Starting a Youtube Channel!
Before starting a youtube channel about a specific topic on youtube, we have to research about the topic, understand the reach and available videos for it, and get analytics about it.
I have implemented a ETL pipeline that extracts data from the Youtube API, transforms the data so its fit for storage, stores it and get analysis reports according to our needs
Below is one of the sheets of the analysis report!
The code runs on Jupyter notebook so that each cell and each part can be clearly labeled as I was going through making this code myself.
There is a requirements.txt file that includes all the libraries necessary for running the notebook
The code is divided into 4 parts.
This part of the code calls the API and gets the data for the keyword we want to search. It gets all the videos it can find in the search list and saves the video Id if it is present.
Afterward, the API calls are made by each video Id to get statistical information about each video, this data is received in JSON format and is then cleaned and stored in a database.

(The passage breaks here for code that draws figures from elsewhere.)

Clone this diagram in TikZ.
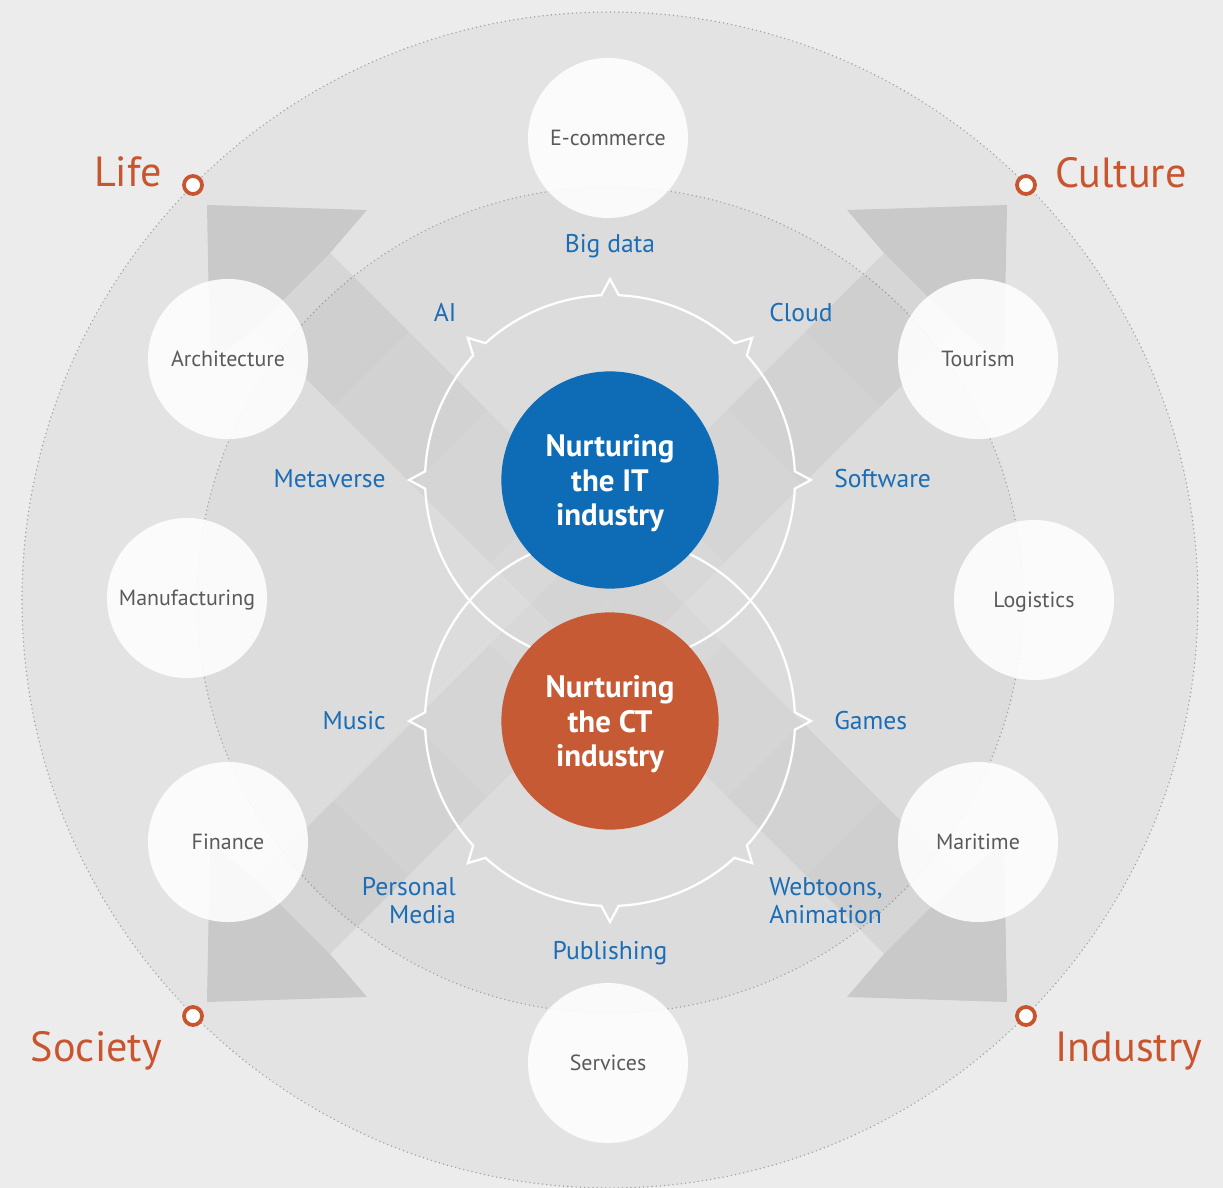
\documentclass[tikz,border=0pt]{standalone}
\usepackage{fontspec}
\setmainfont{PT Sans}

\definecolor{bg}{HTML}{ECECEC}
\definecolor{outerc}{HTML}{E3E3E3}
\definecolor{innerc}{HTML}{DCDCDC}
\definecolor{dotc}{HTML}{A0A0A0}
\definecolor{itblue}{HTML}{0E6BB5}
\definecolor{ctorange}{HTML}{C65A34}
\definecolor{lblblue}{HTML}{1B6DB5}
\definecolor{lblorange}{HTML}{C8552E}
\definecolor{greytxt}{HTML}{5A5A5A}

% one arrow polygon (head + shaft up to the given end points)
\newcommand\arrowpoly[5]{%
  \fill[black, fill opacity=#1] (207,205) -- (367,210) -- (330,253) -- (#2,#3) -- (#4,#5) -- (255,328) -- (210,365) -- cycle;}
% the arrow pointing to the top-left corner, darker at its head
\newcommand\bigarrow{%
  \arrowpoly{0.015}{643.5}{566.5}{568.5}{641.5}%
  \arrowpoly{0.01}{565}{488}{490}{563}%
  \arrowpoly{0.01}{487}{410}{412}{485}%
  \arrowpoly{0.012}{408.5}{331.5}{333.5}{406.5}%
  \fill[black, fill opacity=0.06] (207,205) -- (367,210) -- (330,253) -- (255,328) -- (210,365) -- cycle;}

\begin{document}
\begin{tikzpicture}[x=0.025cm, y=-0.025cm,
  dotline/.style={draw=dotc, line width=1.1pt, line cap=round, dash pattern=on 0pt off 3pt},
  topic/.style={circle, fill=white, fill opacity=0.88, text opacity=1, minimum size=4cm, inner sep=0pt,
    text=greytxt, font=\fontsize{15.6}{18}\selectfont, text height=10.9pt, text depth=0pt},
  disc/.style={circle, minimum size=5.43cm, inner sep=0pt, text=white, align=center,
    font=\fontsize{22}{24.5}\selectfont\bfseries, text depth=0pt},
  ring/.style={draw=white, line width=1.6pt, line join=miter},
  tech/.style={inner sep=0pt, text=lblblue, font=\fontsize{18.2}{19.9}\selectfont},
  realm/.style={inner sep=0pt, text=lblorange, font=\fontsize{30}{32}\selectfont},
  marker/.style={circle, draw=lblorange, fill=white, line width=2.7pt, minimum size=0.45cm, inner sep=0pt}
]
\useasboundingbox (0,0) rectangle (1223,1188);
\fill[bg] (0,0) rectangle (1223,1188);

% discs
\fill[outerc] (610,600) circle[radius=588];
\draw[dotline] (610,600) circle[radius=588];
\fill[innerc] (610,600) circle[radius=413];
\draw[dotline] (610,600) circle[radius=413];

% big arrows towards the four corners
\bigarrow
\begin{scope}[shift={(1214,0)}, xscale=-1] \bigarrow \end{scope}
\begin{scope}[shift={(0,1207)}, yscale=-1] \bigarrow \end{scope}
\begin{scope}[shift={(1214,1207)}, xscale=-1, yscale=-1] \bigarrow \end{scope}

% topic circles
\node[topic] (ecom) at (608,138) {E-commerce};
\node[topic] (arch) at (228,359) {Architecture};
\node[topic] (tour) at (978,359) {Tourism};
\node[topic] (manu) at (187,598) {Manufacturing};
\node[topic] (logi) at (1034,600) {Logistics};
\node[topic] (fina) at (228,842) {Finance};
\node[topic] (mari) at (978,842) {Maritime};
\node[topic] (serv) at (608,1063) {Services};

% white rings with spikes
\begin{scope}[shift={(610,480)}]
\draw[ring] (182.7:185)
  \foreach \a/\b [evaluate=\b as \sa using \a+2.7, evaluate=\b as \eb using \b-2.7, evaluate=\b as \nb using \b+2.7] in {180/225,225/270,270/315,315/360}
  { arc[start angle=\sa, end angle=\eb, radius=185] -- (\b:201) -- (\nb:185) }
  arc[start angle=362.7, end angle=537.3, radius=185] -- (180:201) -- cycle;
\end{scope}
\begin{scope}[shift={(610,721)}]
\draw[ring] (2.7:185)
  \foreach \a/\b [evaluate=\b as \sa using \a+2.7, evaluate=\b as \eb using \b-2.7, evaluate=\b as \nb using \b+2.7] in {0/45,45/90,90/135,135/180}
  { arc[start angle=\sa, end angle=\eb, radius=185] -- (\b:201) -- (\nb:185) }
  arc[start angle=182.7, end angle=357.3, radius=185] -- (360:201) -- cycle;
\end{scope}

% central discs
\node[disc, fill=itblue] (it) at (610,480) {Nurturing\\the IT\\industry};
\node[disc, fill=ctorange] (ct) at (610,721) {Nurturing\\the CT\\industry};

% technology labels
\node[tech, anchor=base] (bigdata) at (610,253) {Big data};
\node[tech, anchor=base] (ai) at (445,322) {AI};
\node[tech, anchor=base west] (cloud) at (769,322) {Cloud};
\node[tech, anchor=base east] (meta) at (386,487) {Metaverse};
\node[tech, anchor=base west] (soft) at (834,487) {Software};
\node[tech, anchor=base east] (music) at (386,729) {Music};
\node[tech, anchor=base west] (games) at (834,729) {Games};
\node[tech, anchor=north east, align=right] (pmedia) at (456,877) {Personal\\Media};
\node[tech, anchor=north west, align=left] (webtoon) at (769,877) {Webtoons,\\Animation};
\node[tech, anchor=base] (publ) at (610,959) {Publishing};

% realms
\node[marker] (mlife) at (193,185) {};
\node[marker] (mcult) at (1026,185) {};
\node[marker] (msoc) at (193,1016) {};
\node[marker] (mind) at (1026,1016) {};
\node[realm, anchor=base east] (life) at (162,187) {Life};
\node[realm, anchor=base west] (culture) at (1055,188) {Culture};
\node[realm, anchor=base east] (society) at (162,1061) {Society};
\node[realm, anchor=base west] (industry) at (1055,1061) {Industry};
\end{tikzpicture}
\end{document}
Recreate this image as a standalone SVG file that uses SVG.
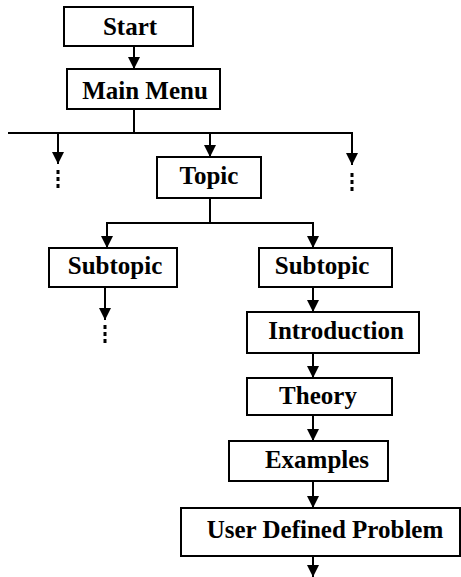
<svg xmlns="http://www.w3.org/2000/svg" width="461" height="577" viewBox="0 0 461 577">
<style>
.box{fill:#fff;stroke:#000;stroke-width:2}
.lbl{font-family:"Liberation Serif","Times New Roman",serif;font-weight:bold;font-size:25px;fill:#000;text-anchor:middle}
.ln{stroke:#000;stroke-width:2;fill:none}
.dots{stroke:#000;stroke-width:3;stroke-dasharray:4 3;fill:none}
</style>
<defs>
<marker id="ah" markerWidth="12" markerHeight="12" refX="12" refY="6" orient="auto" markerUnits="userSpaceOnUse" viewBox="0 0 12 12">
<path d="M0,0 L12,6 L0,12 Z" fill="#000"/>
</marker>
</defs>
<g id="connectors">
<line class="ln" x1="134" y1="46" x2="134" y2="69" marker-end="url(#ah)"/>
<polyline class="ln" points="134,109 134,133"/>
<line class="ln" x1="8" y1="133" x2="353" y2="133"/>
<line class="ln" x1="58" y1="133" x2="58" y2="164" marker-end="url(#ah)"/>
<line class="ln" x1="210" y1="133" x2="210" y2="157" marker-end="url(#ah)"/>
<line class="ln" x1="352" y1="133" x2="352" y2="165" marker-end="url(#ah)"/>
<line class="dots" x1="58" y1="170" x2="58" y2="191"/>
<line class="dots" x1="352" y1="173" x2="352" y2="194"/>
<polyline class="ln" points="210,198 210,223"/>
<line class="ln" x1="106" y1="223" x2="314" y2="223"/>
<line class="ln" x1="107" y1="223" x2="107" y2="248" marker-end="url(#ah)"/>
<line class="ln" x1="313" y1="223" x2="313" y2="248" marker-end="url(#ah)"/>
<line class="ln" x1="105" y1="287" x2="105" y2="320" marker-end="url(#ah)"/>
<line class="dots" x1="105" y1="325" x2="105" y2="346"/>
<line class="ln" x1="313" y1="287" x2="313" y2="312" marker-end="url(#ah)"/>
<line class="ln" x1="313" y1="353" x2="313" y2="378" marker-end="url(#ah)"/>
<line class="ln" x1="313" y1="415" x2="313" y2="441" marker-end="url(#ah)"/>
<line class="ln" x1="313" y1="481" x2="313" y2="508" marker-end="url(#ah)"/>
<line class="ln" x1="313" y1="556" x2="313" y2="577" marker-end="url(#ah)"/>
</g>
<g id="start"><rect class="box" x="64" y="7" width="129" height="39"/><text class="lbl" x="130" y="35">Start</text></g>
<g id="main-menu"><rect class="box" x="67" y="69" width="153" height="40"/><text class="lbl" x="145" y="99">Main Menu</text></g>
<g id="topic"><rect class="box" x="157" y="157" width="104" height="41"/><text class="lbl" x="209" y="184">Topic</text></g>
<g id="subtopic-left"><rect class="box" x="49" y="248" width="128" height="39"/><text class="lbl" x="115" y="274">Subtopic</text></g>
<g id="subtopic-right"><rect class="box" x="259" y="248" width="133" height="39"/><text class="lbl" x="322" y="274">Subtopic</text></g>
<g id="introduction"><rect class="box" x="247" y="312" width="172" height="41"/><text class="lbl" x="336" y="339">Introduction</text></g>
<g id="theory"><rect class="box" x="247" y="378" width="145" height="37"/><text class="lbl" x="318" y="404">Theory</text></g>
<g id="examples"><rect class="box" x="229" y="441" width="159" height="40"/><text class="lbl" x="317" y="468">Examples</text></g>
<g id="user-defined-problem"><rect class="box" x="181" y="508" width="279" height="48"/><text class="lbl" x="325" y="538">User Defined Problem</text></g>
</svg>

The Database is fairly simple and contains 3 tables
-
Category
This table contains a hash-map like structure for all category data
-
Video
This table contains all the relevant information for each video. VideoId is the primary key here.
-
Tag
This table contains unique tuples, this is the structure for storing the unique tuples of videId & tag_name, as they had a many-to-many relationship
This part of the code can run without running Step 1 & Step 2 again as the DB has already been made and attached in the zip. This part reads from the DB, uses joins to get the data in the shape we want and then some operations are performed which get us the analysis on Tags & Categories. The output of this can be shown directly to the user and he can get a clear idea about the tag & category information about the keyword that was searched.
This part of the code does some basic EDA (Exploratory Data Analysis) on the data, performs feature engineering, and uses a random forest of 100 trees to classify data.
70% data is used for Training and 30% data is used for Testing here. The model gives an astonishing accuracy of 96.63%, but that is mainly because one class has a lot of entries in the data as compared to others
In the end, we have the feature importance of each column and that concludes the notebook.